The wind took my scent east by southeast. I was walking with my back to the wind, but the elk browsed southwest of me, well out of range of my scent. I walked softly and carefully and the elk never paused in his browsing. Arriving at the edge of the elk’s willow thicket, I looked at the short wind-flagged trees and the giant deer. I remembered my mission to find elk calves, not bother lone bulls, and wondered if I could make my way around the elk without alerting him. I sat down to consider my route.

(I don't have any better photo than this. I wish I'd been focusing on the elk, and not the grass.)

As I sat, the elk raised his head and focused southeast, across the drainage. Something there alarmed him, and he began walking quickly upslope, zigzagging more or less toward me! I realized that I’d sat down right on his trail. He closed in to thirty feet, and noticed me sitting there, a nondescript lump in the trail that had never been there before. He stopped and sniffed but couldn’t catch my scent. He lowered his head and nodded up and down, trying to find a better view of me. Acting intrigued rather than alarmed, he walked closer, head low and nodding. And he sped up. Finally hundreds of pounds of bull elk was trotting straight toward me, antler nubs lowered, soft dark eyes fixed on me. At fifteen feet I realized he wasn’t stopping, and I stood up to give him his space.

When he saw me stand and recognized me as human, he turned tail and ran. Though my spine and palms tingled with adrenaline and my knees trembled, I wished I’d let him get closer.

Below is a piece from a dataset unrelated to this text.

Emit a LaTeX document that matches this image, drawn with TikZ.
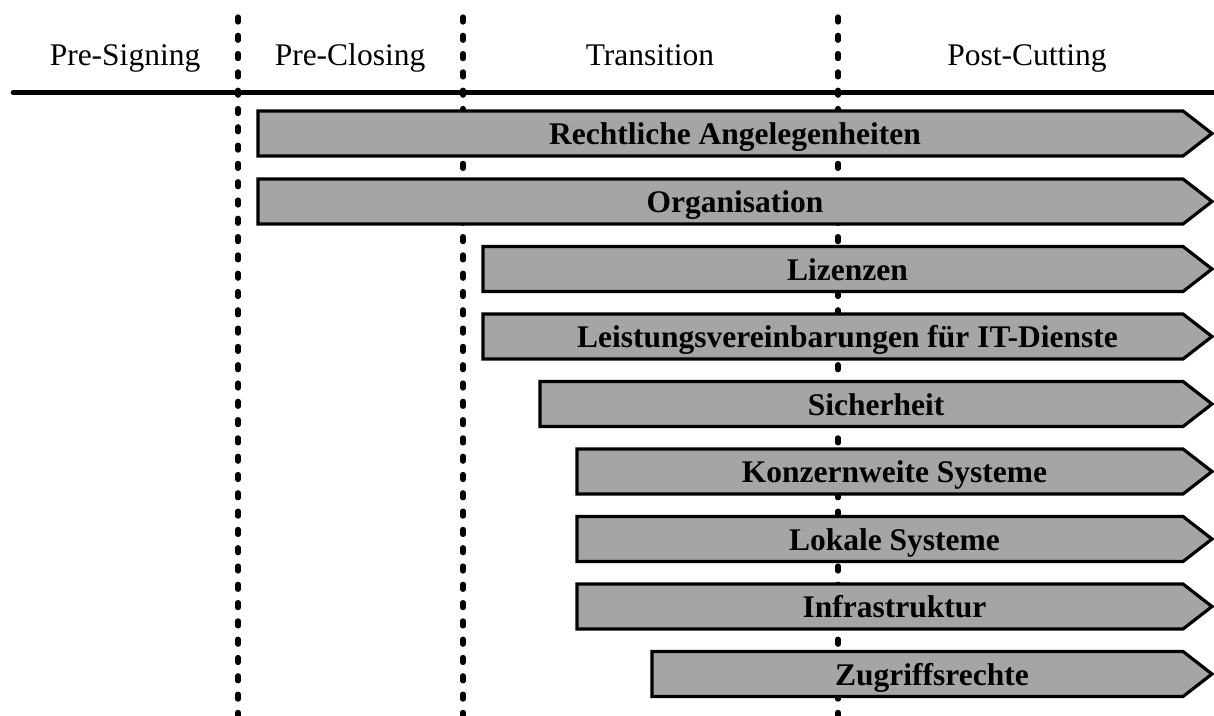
\documentclass[tikz,border=0pt]{standalone}
\usepackage{fontspec}
\setmainfont{Liberation Serif}
\definecolor{barfill}{RGB}{165,165,165}
\tikzset{
  phaseline/.style={line width=5.2pt, line cap=round, dash pattern=on 5pt off 13.3pt},
  timeline/.style={line width=4.5pt, line cap=round},
  barshape/.style={draw=black, fill=barfill, line width=3.2pt, line join=miter},
  bartext/.style={anchor=base, inner sep=0pt, font=\fontsize{31.5pt}{36pt}\selectfont\bfseries},
  phasetext/.style={anchor=base, inner sep=0pt, font=\fontsize{31.5pt}{36pt}\selectfont}
}
% \workbar{name}{left x}{centre y}{label}
\newcommand\workbar[4]{%
  \draw[barshape] (#2,#3-22.5) -- (1183,#3-22.5) -- (1212,#3) -- (1183,#3+22.5) -- (#2,#3+22.5) -- cycle;
  \node[bartext] (#1) at ({(#2+1212)/2},#3+11) {#4};
}
\begin{document}
\begin{tikzpicture}[x=1pt,y=-1pt]
  \useasboundingbox (0,0) rectangle (1214,715);
  % phase separators
  \coordinate (s1t) at (238,17);  \coordinate (s1b) at (238,720);
  \coordinate (s2t) at (463,17);  \coordinate (s2b) at (463,720);
  \coordinate (s3t) at (838,17);  \coordinate (s3b) at (838,720);
  \draw[phaseline] (s1t) -- (s1b);
  \draw[phaseline] (s2t) -- (s2b);
  \draw[phaseline] (s3t) -- (s3b);
  % time axis
  \coordinate (axl) at (13,92.5);
  \coordinate (axr) at (1220,92.5);
  \draw[timeline] (axl) -- (axr);
  % phase names
  \node[phasetext] (p1) at (125,65) {Pre-Signing};
  \node[phasetext] (p2) at (350,65) {Pre-Closing};
  \node[phasetext] (p3) at (650,65) {Transition};
  \node[phasetext] (p4) at (1027,65) {Post-Cutting};
  % work streams
  \workbar{b1}{258}{133.5}{Rechtliche Angelegenheiten}
  \workbar{b2}{258}{201.5}{Organisation}
  \workbar{b3}{483}{269}{Lizenzen}
  \workbar{b4}{483}{336.5}{Leistungsvereinbarungen für IT-Dienste}
  \workbar{b5}{540}{404}{Sicherheit}
  \workbar{b6}{577}{471.5}{Konzernweite Systeme}
  \workbar{b7}{577}{539}{Lokale Systeme}
  \workbar{b8}{577}{606.5}{Infrastruktur}
  \workbar{b9}{652}{674}{Zugriffsrechte}
\end{tikzpicture}
\end{document}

I found lots of other cool stuff that day:


the bull elk's bed which was worn in to the dirt and full of elk hair and shaped like a deer bed but huge,


wildflowers of all colors,


cicadas like intricate bronze jewelry,

a spotted towhee nest with one egg and one new-hatched chick, an osprey with a fish in it’s talons,and many more elk. But I never found a cow with a calf, and the sheltered zone I walked in was well devoid of cougar sign.